Direction: Print nothing but the lines from the start of the listing below through the line that contains "from matplotlib.lines import Line2D". Do not include the pictures.

Code that draws figures:
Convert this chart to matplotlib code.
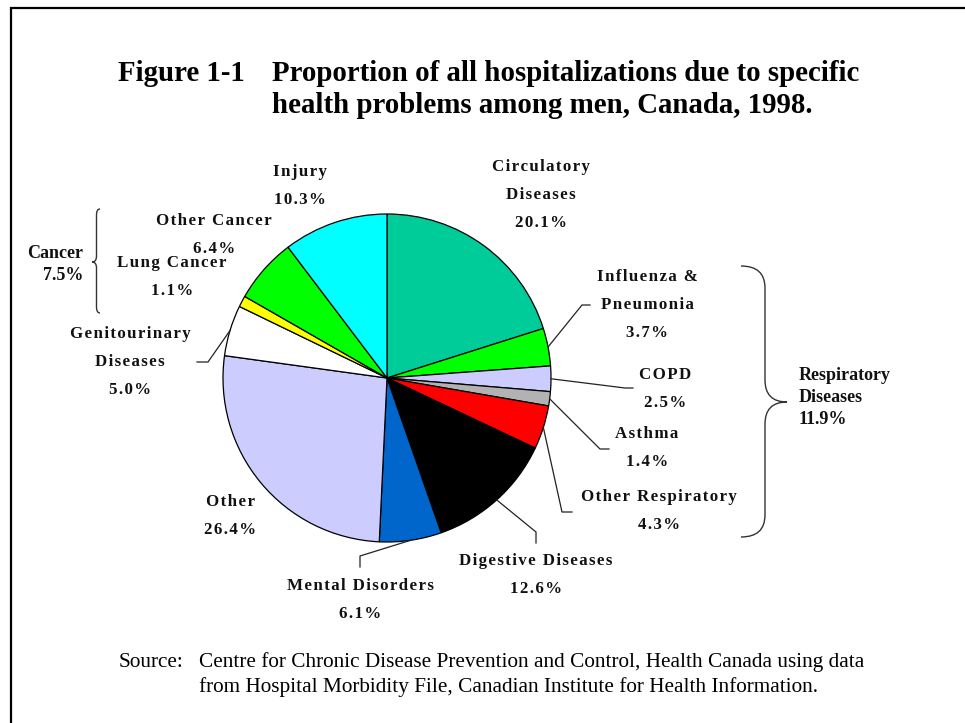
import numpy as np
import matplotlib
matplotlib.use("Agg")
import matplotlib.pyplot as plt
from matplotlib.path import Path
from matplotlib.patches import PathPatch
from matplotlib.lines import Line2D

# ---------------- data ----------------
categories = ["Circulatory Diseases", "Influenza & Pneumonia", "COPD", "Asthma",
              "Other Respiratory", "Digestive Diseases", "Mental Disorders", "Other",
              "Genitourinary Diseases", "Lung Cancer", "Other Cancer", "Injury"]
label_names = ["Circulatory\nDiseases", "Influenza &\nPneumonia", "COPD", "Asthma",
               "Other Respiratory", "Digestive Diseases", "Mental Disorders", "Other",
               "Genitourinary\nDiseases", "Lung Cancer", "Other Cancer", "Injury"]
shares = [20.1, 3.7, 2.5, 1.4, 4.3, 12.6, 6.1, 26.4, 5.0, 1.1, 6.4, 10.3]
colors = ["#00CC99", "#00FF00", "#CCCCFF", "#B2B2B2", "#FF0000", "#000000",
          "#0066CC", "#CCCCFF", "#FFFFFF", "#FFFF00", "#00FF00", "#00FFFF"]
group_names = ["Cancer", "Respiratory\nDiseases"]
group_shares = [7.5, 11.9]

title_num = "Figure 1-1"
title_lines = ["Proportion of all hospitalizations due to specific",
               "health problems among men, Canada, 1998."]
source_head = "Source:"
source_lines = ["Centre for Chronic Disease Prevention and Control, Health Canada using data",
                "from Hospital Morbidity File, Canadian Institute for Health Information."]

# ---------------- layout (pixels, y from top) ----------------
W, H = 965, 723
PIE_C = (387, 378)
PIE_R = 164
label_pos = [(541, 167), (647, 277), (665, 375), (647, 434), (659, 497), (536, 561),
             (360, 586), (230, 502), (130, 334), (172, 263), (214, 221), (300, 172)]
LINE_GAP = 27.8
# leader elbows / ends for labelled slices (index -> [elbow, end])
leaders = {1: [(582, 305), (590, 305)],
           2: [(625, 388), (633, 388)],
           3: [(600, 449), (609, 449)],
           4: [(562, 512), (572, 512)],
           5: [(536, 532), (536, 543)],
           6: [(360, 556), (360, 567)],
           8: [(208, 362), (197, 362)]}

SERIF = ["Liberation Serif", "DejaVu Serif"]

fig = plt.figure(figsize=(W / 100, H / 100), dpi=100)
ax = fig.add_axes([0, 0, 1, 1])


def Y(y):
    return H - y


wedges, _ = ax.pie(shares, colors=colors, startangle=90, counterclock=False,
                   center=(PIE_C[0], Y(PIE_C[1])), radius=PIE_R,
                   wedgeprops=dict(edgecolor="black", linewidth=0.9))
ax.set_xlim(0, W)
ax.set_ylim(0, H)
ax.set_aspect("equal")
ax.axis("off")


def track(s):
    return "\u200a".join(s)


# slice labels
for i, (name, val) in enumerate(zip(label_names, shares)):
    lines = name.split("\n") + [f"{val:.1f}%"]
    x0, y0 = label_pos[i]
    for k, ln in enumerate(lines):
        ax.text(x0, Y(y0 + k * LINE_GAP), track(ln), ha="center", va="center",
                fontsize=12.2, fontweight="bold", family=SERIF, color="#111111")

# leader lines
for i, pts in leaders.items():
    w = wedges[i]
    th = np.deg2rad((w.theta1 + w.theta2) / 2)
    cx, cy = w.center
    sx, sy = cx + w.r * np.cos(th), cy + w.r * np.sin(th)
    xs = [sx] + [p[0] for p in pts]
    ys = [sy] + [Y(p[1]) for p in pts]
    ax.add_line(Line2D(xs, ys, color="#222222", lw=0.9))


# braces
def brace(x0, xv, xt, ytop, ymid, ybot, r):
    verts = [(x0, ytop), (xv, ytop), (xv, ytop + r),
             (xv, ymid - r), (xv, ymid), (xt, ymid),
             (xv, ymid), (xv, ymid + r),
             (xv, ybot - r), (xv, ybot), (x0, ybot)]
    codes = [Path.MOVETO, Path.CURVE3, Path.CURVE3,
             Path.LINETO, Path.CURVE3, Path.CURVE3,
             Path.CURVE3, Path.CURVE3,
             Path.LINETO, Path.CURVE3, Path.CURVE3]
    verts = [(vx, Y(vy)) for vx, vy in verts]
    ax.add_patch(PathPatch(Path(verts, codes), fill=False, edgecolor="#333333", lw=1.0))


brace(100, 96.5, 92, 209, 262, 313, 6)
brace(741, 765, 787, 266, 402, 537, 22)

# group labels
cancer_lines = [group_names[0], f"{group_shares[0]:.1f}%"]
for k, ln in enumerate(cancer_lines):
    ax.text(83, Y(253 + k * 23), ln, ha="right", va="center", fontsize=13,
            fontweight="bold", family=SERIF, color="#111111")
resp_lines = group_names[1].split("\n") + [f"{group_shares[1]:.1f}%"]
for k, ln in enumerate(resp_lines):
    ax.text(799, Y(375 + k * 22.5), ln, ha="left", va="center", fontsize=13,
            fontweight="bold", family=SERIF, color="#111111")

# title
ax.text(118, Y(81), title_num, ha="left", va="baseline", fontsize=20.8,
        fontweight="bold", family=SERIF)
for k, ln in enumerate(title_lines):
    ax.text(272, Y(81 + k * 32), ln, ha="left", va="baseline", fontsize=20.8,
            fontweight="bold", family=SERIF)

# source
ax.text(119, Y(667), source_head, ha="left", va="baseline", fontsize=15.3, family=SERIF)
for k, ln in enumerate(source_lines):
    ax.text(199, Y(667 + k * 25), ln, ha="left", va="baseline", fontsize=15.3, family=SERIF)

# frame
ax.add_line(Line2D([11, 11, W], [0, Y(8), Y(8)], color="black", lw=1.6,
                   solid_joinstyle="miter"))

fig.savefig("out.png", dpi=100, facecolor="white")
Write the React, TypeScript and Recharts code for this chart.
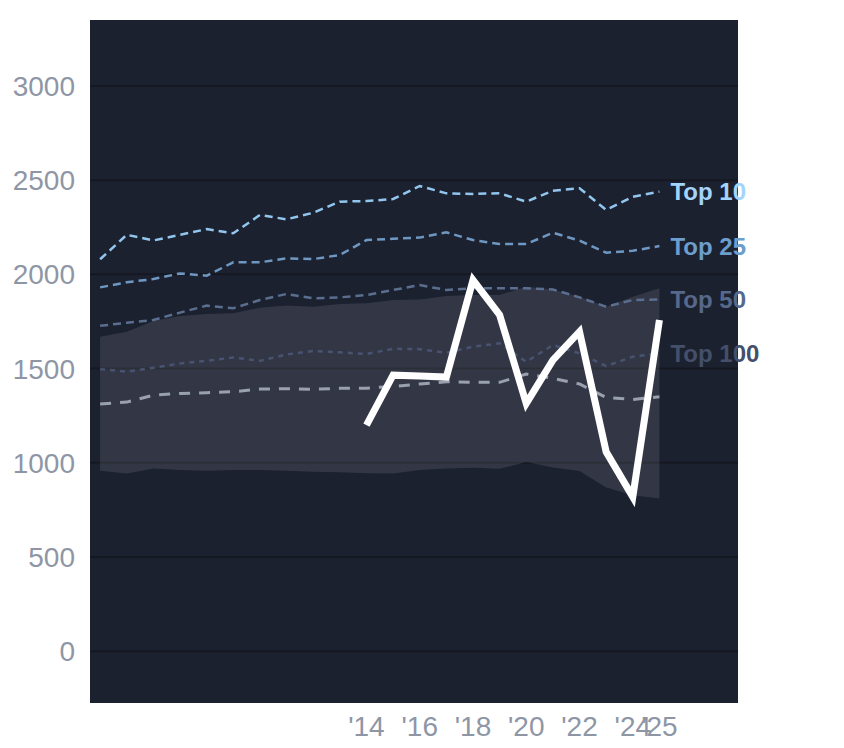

Worked answer:
Convert this chart to matplotlib code.
import numpy as np
import matplotlib
matplotlib.use("Agg")
import matplotlib.pyplot as plt
from matplotlib.path import Path
from matplotlib.patches import PathPatch
from matplotlib.lines import Line2D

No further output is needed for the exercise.